In barely a month, crude has plunged 21% -- and that's since closing at a four-year high of $76.41 on October 3.
Friday's low of $59.28 a barrel is the weakest price since February.
It's a stunning turnaround considering just a few months ago some analysts were warning that $100-a-barrel oil could be just around the corner, especially given the Trump administration's crackdown on Iran.
The oil slump has been sparked by a combination of forces.
First, the global growth fears that rocked the stock market spilled into commodities. Investors worried that an economic slowdown would eat into demand for energy.
"It's so amazing how fast sentiment shifts," said Michael Tran, director of global energy strategy at RBC Capital Markets. "The economic slowdown fears are winning the narrative."
And despite the recent Wall Street rebound, crude has continued to tumble. That's because oil bulls were disappointed by the Trump administration's decision to grant temporary waivers that allow India, China and other countries to continue to buy oil from Iran, the world's fifth-biggest producer.
President Donald Trump said the move was designed to ease the impact of sanctions on Iran, which took effect on Monday.
"We're going to let some of the oil go out to these countries that really do need it, because I don't want to drive the oil prices up to $100 or $150 a barrel, which could happen very easily," Trump said during a press conference on Wednesday.
Trump argued that prices have "come down very substantially" recently "because of me."
Yet the oil plunge is also due to Saudi Arabia and frackers in Texas ramping up production. US oil output, led by the Permian Basin in West Texas, raced above 11 million barrels per day in August for the first time ever. The United States recently surpassed Russia and Saudi Arabia as the world's largest oil producer.
The flood of production has helped lift oil stockpiles. Commercial oil inventories in the United States soared by 5.8 million barrels last week and are now 3% above the five-year average, according to the federal government.
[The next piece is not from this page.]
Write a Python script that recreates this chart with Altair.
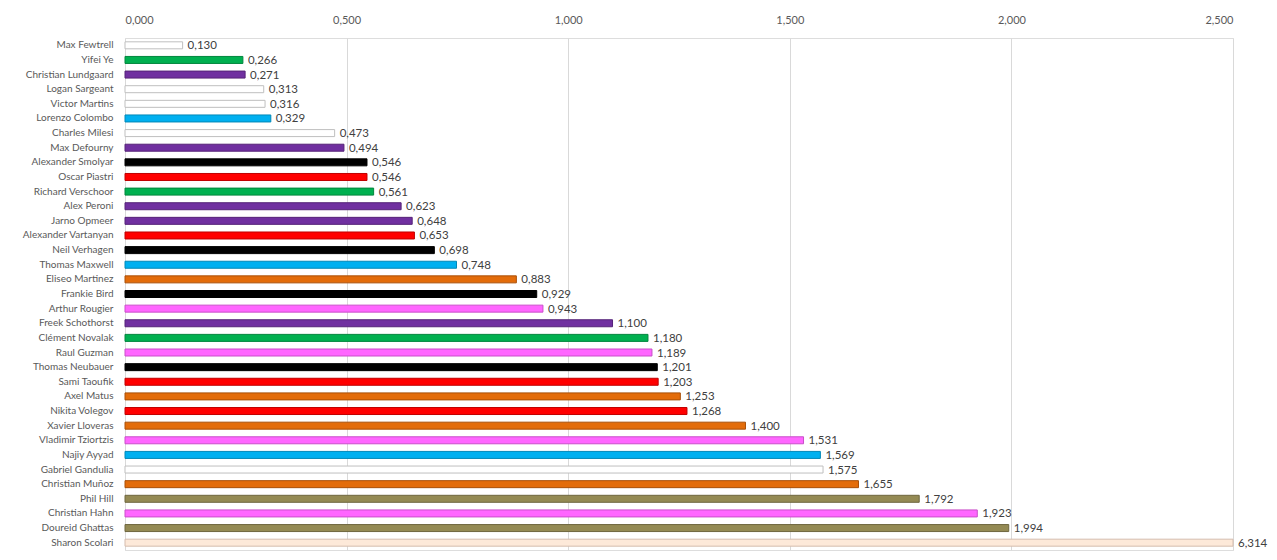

However, RBC's Tran said physical demand for crude remains solid: "It's not that bad out there. It doesn't warrant a 20% decline."
But some analysts are warning the oil tailspin might be short lived. Goldman Sachs and RBC recently called for prices to rebound as the Iran sanctions waivers wear off.
And analysts are increasingly concerned Saudi Arabia and the United States have limited room to respond to future shocks.
Saudi Arabia is already pumping near record highs and the Permian Basin is growing so rapidly that it's running out of pipelines. Bottlenecks in Texas may not get cleared up until the second half of 2019.
"The risks are skewed to the upside through the end of the year," said Tran.